I have another question.....What are the best heaters for you tanks.....Thanks


----------



## Pablo (Mar 27, 2006)

ALL GLASS heaters are GAAAARBAGE. This is a very innacurate dangerous kind of heater which uses a thin film heating pad instead of metal coils. This is both too hot to the touch and has an uneven heat dispersion pattern causing hot spots. As if that weren't bad enough, it also has a very unreliable thermostat and unreliable temperature holding.

Take the heater, smash it, put it in the garbage, and go buy an EHEIM JAGER 150WATT heater (single) and just use that.

never use more than one heater in a tank unless painfully necessary. it almost always results in uneven temps.

Also get yourself a good quality digital thermometer with probe and place at opposite end of tank.

75 is a low temp for most kinds of fish. For an average tropical tank 78 is better, though some tanks require 80, 82, 84 or 85 depending on whats in them.

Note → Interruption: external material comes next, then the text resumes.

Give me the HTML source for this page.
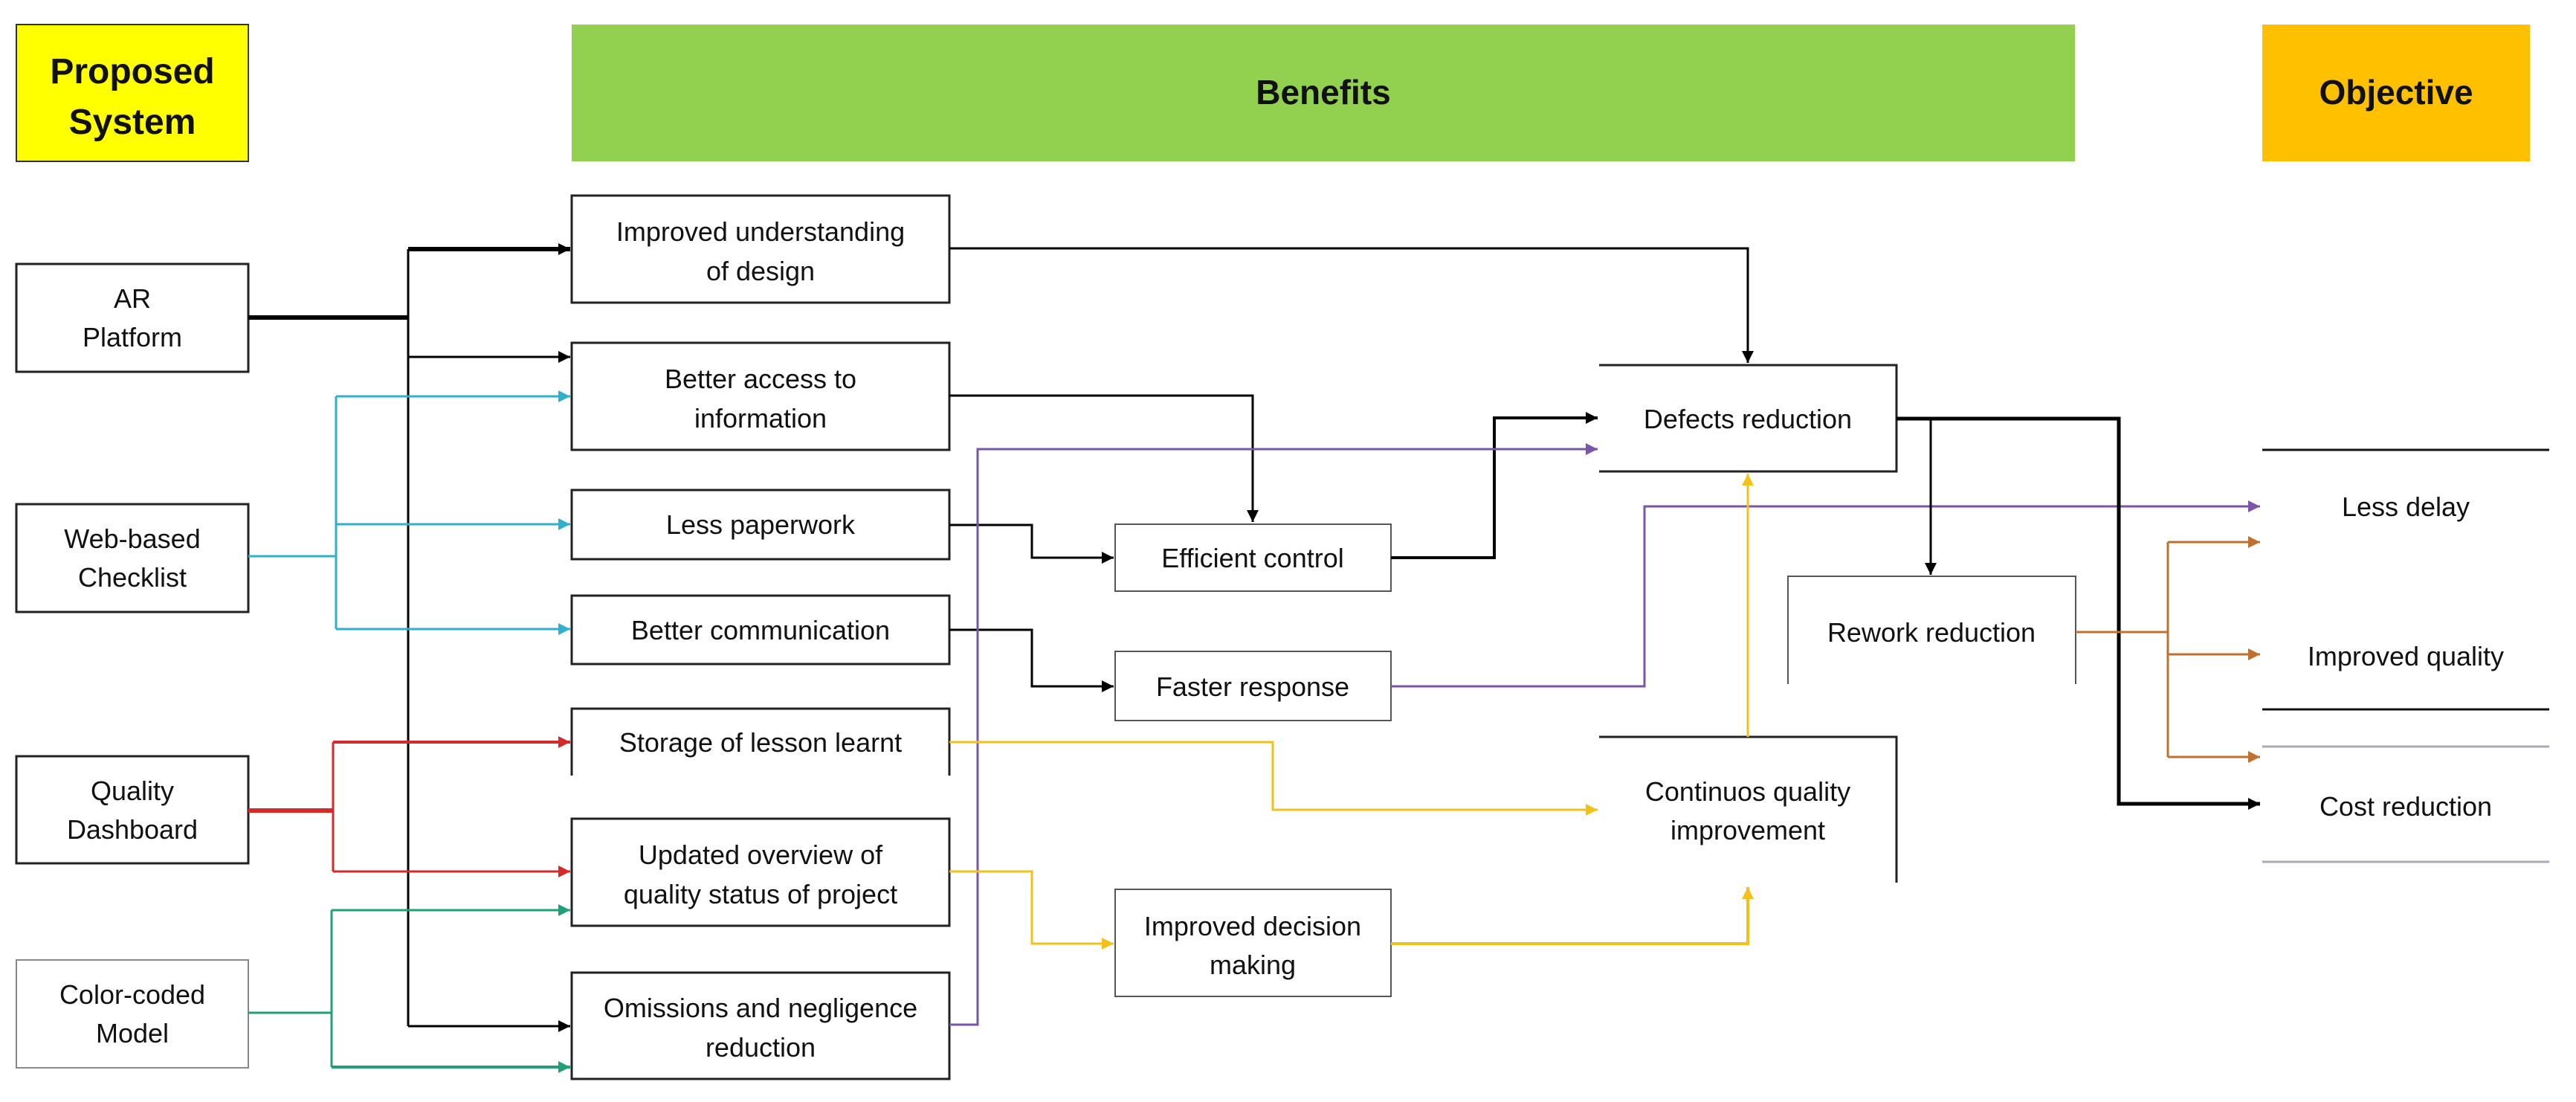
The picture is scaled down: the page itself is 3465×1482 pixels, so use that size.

And always remember!- put your heater low enough in the tank that it'll never be dry (any of it) when you do a water change. Or, if you must place it higher, unplug it when doing water changes

I do not recommend the latter because many of us forget to plug it back in


----------



## Riceburner (Mar 14, 2008)

Pablo said:


> ..I do not recommend the latter because many of us forget to plug it back in


make it part of the routine and do it every time, then do a check that everything is running before packing up the cleaning gear.


----------



## Shattered (Feb 13, 2008)

I have all my equipment running to a power bar. As riceburner said, I made it part of my cleaning routine that the first thing I do is turn the powerbar off, and the last thing I do is turn it on.


----------



## flojan (Mar 10, 2008)

Thanks everyone...We are looking into a new heater for our 4 aquariums....
Eheim has Stealth heaters also, is their a difference between jager and Stealth? 
We unplug the power bar before cleaning the tanks also, and flick the switch to put it back on...So much easier...


----------



## Pablo (Mar 27, 2006)

flojan said:


> Thanks everyone...We are looking into a new heater for our 4 aquariums....
> Eheim has Stealth heaters also, is their a difference between jager and Stealth?
> We unplug the power bar before cleaning the tanks also, and flick the switch to put it back on...So much easier...


stealth is marineland and is not as good

youd be wise and well off to change all heaters to jager


----------



## Ciddian (Mar 15, 2006)

Thats a great idea shattered... Duh i didnt even think of that.. X)

I have a jagar.. i love the thing


----------



## flojan (Mar 10, 2008)

One of our tanks is a 55 gallon....What size heater do we need....What came with the kit was a 200 wt, but we are wondering if 250 watt is better.  Thanks....We are thinking of going with Jager heaters...


----------



## Shattered (Feb 13, 2008)

Ciddian said:


> Thats a great idea shattered... Duh i didnt even think of that.. X)
> 
> I have a jagar.. i love the thing


Thanks.


----------



## Pablo (Mar 27, 2006)

flojan said:


> One of our tanks is a 55 gallon....What size heater do we need....What came with the kit was a 200 wt, but we are wondering if 250 watt is better.  Thanks....We are thinking of going with Jager heaters...


in an average 72F room a 150W will be sufficient to 82. If the room ever gets colder get a 200W.

Given the performance of JAGERS a 250 is unnecessary.


----------